Unless you are part of a royal family, it is unlikely that you have extensive experience with a staff that includes a butler. However, if you're checking into a luxury resort or even a fancy hotel, there is a chance you'll be assigned a hotel butler who will assist you from the time you get checked into your room.
Like Mr. Carson from "Downtown Abbey," these butlers are on a payroll, but it is supplemented by tips from the guests they serve. Sometimes one suite or couple will have a dedicated butler who works for them exclusively; however, it's more common for a hotel butler to serve a number of units.
As a result, butlers depend on your tips to make a living wage while working in the hotel guest services industry, so it's important for you to understand when and how to tip if you've received help for a modern days Jeeves.
Responsibilities of Hotel Butlers
A hotel butler performs services that allow guests to spend more time enjoying their vacations, and you can often think of a butler as a personal assistant.
As a result, butler services at a hotel or resort can include carrying bags, unpacking and re-packing luggage, orienting guest to the facility, making reservations, delivering room-service food, accepting garments for laundry and ironing, coordinating spa services and excursions, drawing your bath, and setting out a turndown amenity.
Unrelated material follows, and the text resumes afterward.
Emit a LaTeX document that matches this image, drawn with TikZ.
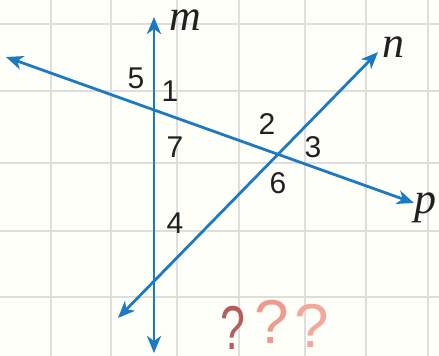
\documentclass[tikz,border=0pt]{standalone}
\usepackage{fontspec}
\setmainfont{Liberation Serif}
\newfontfamily\numfont{Liberation Sans}
\usetikzlibrary{arrows.meta}
\definecolor{lineblue}{HTML}{1C7AC2}
\definecolor{gridgray}{HTML}{DEDEDE}
\definecolor{txt}{HTML}{231F20}
\definecolor{qdark}{HTML}{B95B5B}
\definecolor{qmid}{HTML}{EF9A8C}
\definecolor{qlight}{HTML}{F4A89C}
\tikzset{
  gridline/.style={draw=gridgray, line width=1.4pt},
  bline/.style={draw=lineblue, line width=2.8pt, {Stealth[length=17pt,width=14pt,inset=5pt]}-{Stealth[length=17pt,width=14pt,inset=5pt]}},
  numlab/.style={font=\numfont\fontsize{30}{30}\selectfont, text=txt, inner sep=0pt},
  letlab/.style={font=\itshape\fontsize{44}{44}\selectfont, text=txt, inner sep=0pt, anchor=base},
  qmark/.style={font=\numfont\fontsize{62}{62}\selectfont, inner sep=0pt, anchor=base}
}
\begin{document}
\begin{tikzpicture}[x=1pt,y=-1pt]
\fill[white!98!yellow] (0,0) rectangle (439,356);
\useasboundingbox (0,0) rectangle (439,356);
\foreach \gx in {51,111,177,239,305,366,428} \draw[gridline] (\gx,0) -- (\gx,356);
\foreach \gy in {24,91,163,231,297} \draw[gridline] (0,\gy) -- (439,\gy);
% line ends
\coordinate (mtop) at (154,17);
\coordinate (mbot) at (154,353);
\coordinate (pleft) at (6,57);
\coordinate (pright) at (414,203);
\coordinate (nbot) at (118,318);
\coordinate (ntop) at (378,52);
\draw[bline] (mbot) -- (mtop);
\draw[bline] (pleft) -- (pright);
\draw[bline] (nbot) -- (ntop);
% line labels
\node[letlab] (lm) at (185,30) {m};
\node[letlab] (ln) at (393,57) {n};
\node[letlab] (lp) at (425,213) {p};
% angle numbers
\node[numlab] (a5) at (136,78) {5};
\node[numlab] (a1) at (170,91) {1};
\node[numlab] (a7) at (175,147) {7};
\node[numlab] (a2) at (267,124) {2};
\node[numlab] (a3) at (313,147) {3};
\node[numlab] (a6) at (278,183) {6};
\node[numlab] (a4) at (175,223) {4};
% question marks
\node[qmark, text=qdark, xscale=0.72] (q1) at (233,349) {?};
\node[qmark, text=qmid] (q2) at (272,343) {?};
\node[qmark, text=qlight] (q3) at (312,347) {?};
\end{tikzpicture}
\end{document}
In addition, some hotels and resorts have task-specific butlers such as technology butlers and pool butlers who bring drinks, towels, and can be pressed into service to apply sun protection.
However, a hotel butler is not a chef, confessor, bartender, stevedore, private secretary, nanny, dog walker, or a chambermaid. And even though he or she may tidy your room, they are not responsible for cleaning it fully.
Tipping a Hotel Butler
How much to tip your butler can depend on the number and quality of services provided, plus whether the butler worked for you exclusively or served multiple guests with the same service.
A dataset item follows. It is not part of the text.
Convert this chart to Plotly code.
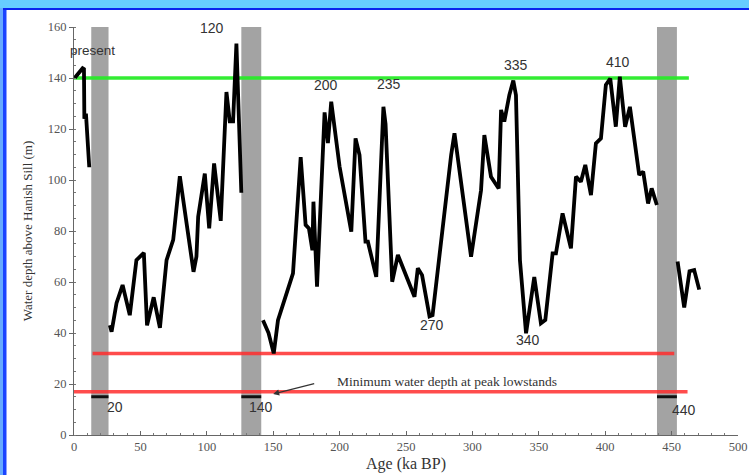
import plotly.graph_objects as go

# ---- data ----
age_a = [0.5, 4, 6.5, 7.5, 7.8, 9, 11.5]
depth_a = [140, 142.5, 143.8, 143.5, 124, 126, 105]

age_b = [27, 28.3, 32, 36.6, 42, 47, 52.6, 55, 60, 64.7, 69.7, 74.7, 79.7, 84.7, 90, 92.2,
         93.5, 98.5, 101.8, 105.5, 110.5, 114.8, 117.3, 119.8, 122.3, 126]
depth_b = [43, 40.5, 51.7, 58.8, 47, 68.6, 71.4, 43, 54, 42, 68.6, 76.5, 101.5, 83, 64, 70,
           85.6, 102.5, 81, 106.5, 84, 134.5, 123, 123, 153.5, 95]

age_c = [142.3, 144.9, 146.5, 150.4, 153.6, 164.9, 170.7, 174.4, 176.9, 179.5, 180.3, 183,
         188.7, 191.2, 193.7, 200, 208.8, 212, 215, 219.5, 221.3, 227.6, 233, 234.6, 239.6,
         243.9, 256.4, 258.9, 262.1, 267.7, 270, 284, 286.5, 299, 306.5, 309, 314, 319.8,
         321.6, 324, 327.8, 330.8, 332.8, 335.8, 340.4, 346.6, 351.6, 354.9, 360.4, 362.9,
         367.9, 374.2, 378, 381.7, 385, 389.3, 393, 396.8, 400.5, 403.8, 408, 411, 415,
         418.6, 425.6, 428.6, 432.3, 435, 438.9]
depth_c = [45, 41.8, 40, 32, 45, 63.4, 109, 82.4, 81, 72.5, 91.5, 58.2,
           126.5, 114.5, 130.7, 105.2, 79.7, 116.3, 109.8, 75.8, 75.8, 62, 128.7, 122, 60.1,
           70.6, 54.2, 65.4, 62.7, 46.5, 47, 109.8, 118.3, 69.9, 96, 117.6, 101.3, 96.7,
           127.5, 122.9, 133.3, 139, 133.3, 68.6, 39.9, 62, 43.8, 45.1, 71.2, 71.2,
           86.9, 73.2, 101.3, 99.3, 105.9, 94.1, 114.4, 116.3, 137.3, 139.8, 120.9, 140.5, 120.9,
           128.7, 102, 103.3, 90.8, 96.7, 90.2]

age_d = [454.5, 459.5, 463.5, 467, 470.8]
depth_d = [68, 50, 64.2, 64.7, 57]

lowstand_bands = [(13, 26), (126, 141), (439, 454)]
lowstand_marker_depth = 15
highstand_level = 140
highstand_extent = (0, 463)
upper_red_level = 32
upper_red_extent = (14, 452)
lower_red_level = 17
lower_red_extent = (0, 462)

peak_labels = ["present", "120", "200", "235", "335", "410"]
peak_label_x = [14, 104, 190, 237, 333, 410]
peak_label_y = [150.6, 159.6, 137.3, 137.5, 145, 146.4]
low_labels = ["270", "340", "20", "140", "440"]
low_label_x = [269.5, 342, 31, 140.5, 459]
low_label_y = [43.1, 37.3, 11, 11, 9.8]

x_ticks = [0, 50, 100, 150, 200, 250, 300, 350, 400, 450, 500]
y_ticks = [0, 20, 40, 60, 80, 100, 120, 140, 160]

# ---- figure ----
fig = go.Figure()

ages = age_a + [None] + age_b + [None] + age_c + [None] + age_d
depths = depth_a + [None] + depth_b + [None] + depth_c + [None] + depth_d
fig.add_trace(go.Scatter(x=ages, y=depths, mode="lines",
                         line=dict(color="black", width=3.8),
                         connectgaps=False, hoverinfo="skip", showlegend=False))

shapes = []
for x0, x1 in lowstand_bands:
    shapes.append(dict(type="rect", xref="x", yref="y", x0=x0, x1=x1, y0=0, y1=160,
                       fillcolor="#a3a3a3", line=dict(width=0), layer="below"))
for x0, x1 in lowstand_bands:
    shapes.append(dict(type="line", xref="x", yref="y", x0=x0, x1=x1,
                       y0=lowstand_marker_depth, y1=lowstand_marker_depth,
                       line=dict(color="#111111", width=3), layer="below"))
shapes.append(dict(type="line", xref="x", yref="y", x0=highstand_extent[0], x1=highstand_extent[1],
                   y0=highstand_level, y1=highstand_level,
                   line=dict(color="rgba(40,235,40,0.95)", width=3.5), layer="below"))
shapes.append(dict(type="line", xref="x", yref="y", x0=upper_red_extent[0], x1=upper_red_extent[1],
                   y0=upper_red_level, y1=upper_red_level,
                   line=dict(color="rgba(255,45,45,0.85)", width=3.5), layer="below"))
shapes.append(dict(type="line", xref="x", yref="y", x0=lower_red_extent[0], x1=lower_red_extent[1],
                   y0=lower_red_level, y1=lower_red_level,
                   line=dict(color="rgba(255,45,45,0.85)", width=3.5), layer="below"))

# frame (top band and left strip), paper coordinates
W, H = 749, 475
L, R, T, B = 74, 11, 27, 40
pw, ph = W - L - R, H - T - B


def px(xp):
    return (xp - L) / pw


def py(yp):
    return (H - B - yp) / ph


shapes.append(dict(type="rect", xref="paper", yref="paper", x0=px(0), x1=px(W), y0=py(8), y1=py(0),
                   fillcolor="#66ccff", line=dict(width=0), layer="above"))
shapes.append(dict(type="rect", xref="paper", yref="paper", x0=px(0), x1=px(W), y0=py(10), y1=py(8),
                   fillcolor="#0a22ee", line=dict(width=0), layer="above"))
shapes.append(dict(type="rect", xref="paper", yref="paper", x0=px(0), x1=px(3), y0=py(H), y1=py(8),
                   fillcolor="#66aaff", line=dict(width=0), layer="above"))
shapes.append(dict(type="rect", xref="paper", yref="paper", x0=px(3), x1=px(6.5), y0=py(H), y1=py(10),
                   fillcolor="#1a44ff", line=dict(width=0), layer="above"))

annotations = []
for t, x, y in zip(peak_labels + low_labels, peak_label_x + low_label_x, peak_label_y + low_label_y):
    annotations.append(dict(x=x, y=y, xref="x", yref="y", text=t, showarrow=False,
                            font=dict(family="Liberation Sans, Arial", size=14 if t != "present" else 13.5,
                                      color="#333333")))
annotations.append(dict(x=281, y=20.8, xref="x", yref="y",
                        text="Minimum water depth at peak lowstands", showarrow=False,
                        font=dict(family="Liberation Serif, Times New Roman", size=13.5, color="#333333")))
annotations.append(dict(x=150, y=16.1, xref="x", yref="y", ax=182, ay=20.3, axref="x", ayref="y",
                        text="", showarrow=True, arrowhead=2, arrowsize=1, arrowwidth=1.2,
                        arrowcolor="#333333"))

fig.update_layout(
    width=W, height=H, autosize=False,
    margin=dict(l=L, r=R, t=T, b=B, autoexpand=False),
    paper_bgcolor="white", plot_bgcolor="white",
    shapes=shapes, annotations=annotations, showlegend=False,
    xaxis=dict(range=[0, 500], tickvals=x_ticks, showgrid=False, zeroline=False, automargin=False,
               showline=True, linecolor="#666666", linewidth=1,
               ticks="inside", ticklen=4, tickcolor="#666666",
               minor=dict(dtick=10, ticks="inside", ticklen=2, tickcolor="#777777"),
               tickfont=dict(family="Liberation Serif, Times New Roman", size=12.5, color="#555555"),
               title=dict(text="Age (ka BP)", standoff=4,
                          font=dict(family="Liberation Serif, Times New Roman", size=16, color="#333333"))),
    yaxis=dict(range=[0, 160], tickvals=y_ticks, showgrid=False, zeroline=False, automargin=False,
               showline=True, linecolor="#666666", linewidth=1,
               ticks="outside", ticklen=4, tickcolor="#666666",
               minor=dict(dtick=5, ticks="inside", ticklen=2, tickcolor="#777777"),
               tickfont=dict(family="Liberation Serif, Times New Roman", size=12.5, color="#555555"),
               title=dict(text="Water depth above Hanish Sill (m)", standoff=12,
                          font=dict(family="Liberation Serif, Times New Roman", size=13, color="#333333"))),
)

fig.write_html("out.html", config={"displayModeBar": False},
               post_script="document.body.style.margin='0px';")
It is considered standard to tip a butler who provides good service 5 percent of the room rate. For example, if you stay at a place that costs $250 per night for four nights, the total room rate would be $1,000, and the butler's share would be $50. That said, how much you tip your butler is ultimately up to your discretion.
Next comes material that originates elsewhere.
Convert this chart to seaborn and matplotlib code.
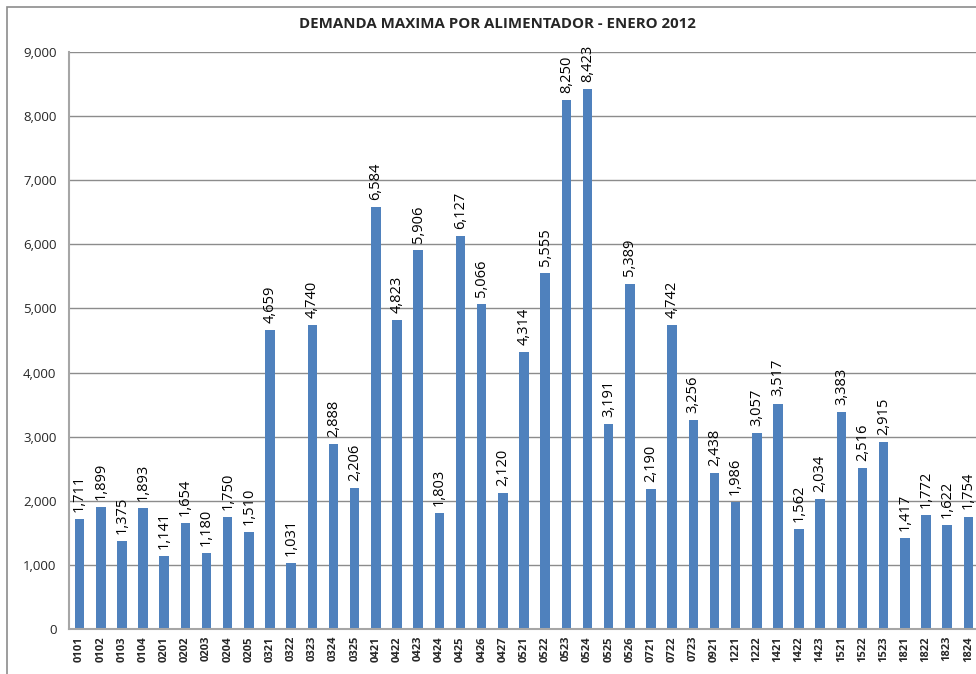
import matplotlib
matplotlib.use("Agg")
import matplotlib.pyplot as plt
import matplotlib.transforms as mtransforms
import seaborn as sns
import pandas as pd
from matplotlib.patches import Rectangle
from matplotlib.ticker import FuncFormatter

alimentadores = ["0101", "0102", "0103", "0104", "0201", "0202", "0203", "0204", "0205",
                 "0321", "0322", "0323", "0324", "0325", "0421", "0422", "0423", "0424",
                 "0425", "0426", "0427", "0521", "0522", "0523", "0524", "0525", "0526",
                 "0721", "0722", "0723", "0921", "1221", "1222", "1421", "1422", "1423",
                 "1521", "1522", "1523", "1821", "1822", "1823", "1824"]
demanda = [1711, 1899, 1375, 1893, 1141, 1654, 1180, 1750, 1510,
           4659, 1031, 4740, 2888, 2206, 6584, 4823, 5906, 1803,
           6127, 5066, 2120, 4314, 5555, 8250, 8423, 3191, 5389,
           2190, 4742, 3256, 2438, 1986, 3057, 3517, 1562, 2034,
           3383, 2516, 2915, 1417, 1772, 1622, 1754]
yticks = [0, 1000, 2000, 3000, 4000, 5000, 6000, 7000, 8000, 9000]
title = "DEMANDA MAXIMA POR ALIMENTADOR - ENERO 2012"

df = pd.DataFrame({"alim": alimentadores, "dem": demanda})

sns.set_style("white")
plt.rcParams['font.family'] = ['Open Sans', 'DejaVu Sans']

fig = plt.figure(figsize=(9.76, 6.74), dpi=100)
ax = fig.add_axes([69/976, 1 - 629/674, 1 - 69/976, (629 - 52)/674])

sns.barplot(data=df, x="alim", y="dem", color="#4F81BD", width=0.45,
            saturation=1, ax=ax, edgecolor="none")

ax.set_ylim(0, 9000)
ax.set_xlim(-0.5, 42.36)
ax.set_yticks(yticks)
ax.yaxis.set_major_formatter(FuncFormatter(lambda v, p: f"{int(v):,}"))
ax.yaxis.grid(True, color="#8c8c8c", linewidth=1.0)
ax.set_axisbelow(True)
ax.set_xlabel("")
ax.set_ylabel("")
for s in ["top", "right"]:
    ax.spines[s].set_visible(False)
for s in ["left", "bottom"]:
    ax.spines[s].set_color("#a6a6a6")
    ax.spines[s].set_linewidth(1.5)
ax.tick_params(axis="y", length=0, pad=9, labelsize=9.5)
ax.tick_params(axis="x", length=0, labelbottom=False)

trans = mtransforms.blended_transform_factory(ax.transData, fig.transFigure)
for i, lab in enumerate(alimentadores):
    ax.text(i, 1 - 636/674, lab, rotation=90, ha="center", va="top",
            fontsize=8, fontweight="bold", transform=trans, clip_on=False)

for i, v in enumerate(demanda):
    ax.text(i, v + 110, f"{v:,}", rotation=90, ha="center", va="bottom",
            fontsize=10.5, color="black")

fig.text(497/976, 1 - 24/674, title, ha="center", va="center",
         fontsize=10.8, fontweight="bold")

fig.patches.append(Rectangle((7/976, -0.05), 1.1, 1 - 7/674 + 0.05,
                             transform=fig.transFigure, fill=False,
                             edgecolor="#8c8c8c", linewidth=1.2))

fig.savefig("out.png", dpi=100)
While a butler may appreciate a one-time tip of $5 for delivering a meal, he or she will appreciate a larger tip at the end of your stay even more. Although a butler will accept a tip at any time during your stay, including after each service is rendered, it is customary to tip your butler at the beginning when he or she delivers your bags to your room or upon checking out of the hotel.
It's fine to hand a cash tip directly to your butler, but it's even nicer if you put it in an envelope with a note of thanks. If he or she is not available when you check out, leave a sealed envelope with the butler's name on it with the concierge (who also deserves a tip if she or he provides service that goes above and beyond) or staff at the front desk.
Although the butler often coordinates with other members of the staff, such as housekeeping, they are not pooling tips, so remember to leave a gratuity for any special service another member of the staff (room-service or package delivery) and especially for the housekeeping crew.
Standard gratuities at high-end hotels are $4 or $5 per night for housekeeping—the tips can be left in an envelope addressed to the cleaning staff by name or generically, or hand the envelope to your butler and request that it be distributed to the team.